Nothing that happens to main characters is ever permanent, amirite?

Between how the show plays with power creep and its high-brow intentions, I can’t help but give season six a lot of respect for being, for my money, the most interesting season of Buffy the Vampire Slayer. It tackles a lot, and falls short quite a bit of the time, but I’ll be damned and drained of my blood if it isn’t different. It comes out of the gate spitting and foaming at the mouth and never really lets up. It’s a study for both what to do and what not to do in a serialized television show, especially for kinds that like to deal with bigger and bigger stakes (ahem), and I think it deserves some recognition for that. And, as always, it has the musical episode “Once more with Feeling.” That alone bumps it up above at least seasons four and seven, in my book.

Season Seven: The End…?

Top Ten pictures taken before Vague Heroic Sacrifice

Oh yeah! You didn’t think I’d forget about season seven, did you? If season six was different, season seven was also different. Mainly, it has the least number of monster-of-the-week episodes, instead opting for taking the show out in a bang. Season seven has one goal, and one goal only: get to the end. And I give it credit for its single-mindedness, with nearly every episode serving some purpose towards the big, climatic battle, but I still can’t help but feel like it loses something. The show has a hard time seeing the forest for the trees, at this stage in the game. And the ending is cool, and making every girl a slayer is real neat and a satisfying conclusion, and Spike exploding is sad, but season 3 still has a better finale. It’s hard to beat Principal Snyder getting eaten by a snake. Also, Kennedy is my least favorite character in the entire show. She stinks.

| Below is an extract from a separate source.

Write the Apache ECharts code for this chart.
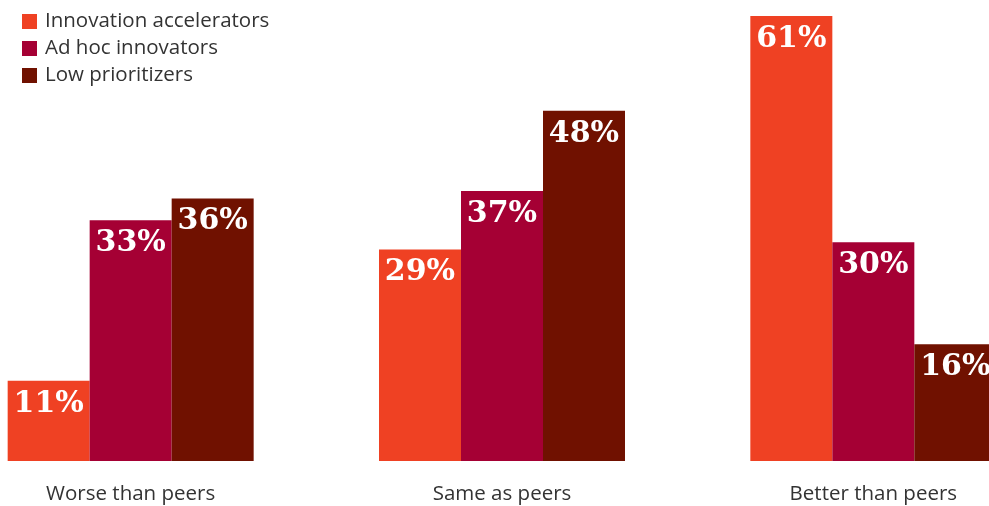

Well, that’s about it! I’m not delving into the comics at all because I haven’t read them except to skim the last one, but I’ll tell you that, once the comics come around, anything and everything gets thrown out the window. There is no sense of baseline anymore. They started coming out ten-ish years after the show ended and were formatted as more canon seasons, with seasons eight, nine, ten, eleven, and twelve all being managed by that asshole Joss Whedon. I don’t know if they’re any good, but I know that Season Twelve’s big bad is a slayer-turned-vampire from the future who comes back in time to stop someone else from stopping him stopping himself, Terminator-style. It sounds fucking stupid. Also, Xander and Dawn end up together, which is kinda creepy considering that, for the majority of the show, Xander’s a twenty-something adult and Dawn is, like, fifteen. I don’t like it.

I had a lot of fun writing, it turns out, so I am in a better mood. But that’s about it! How do the seasons stack up for you? Is my take on season six something interesting or hot garbage? Are you as frustrated with Amy’s continued existence as I am? Does none of this make any sense because you’ve never seen the show? Either way, leave me a comment and let me know! This show may have its faults, but being boring was never one of them.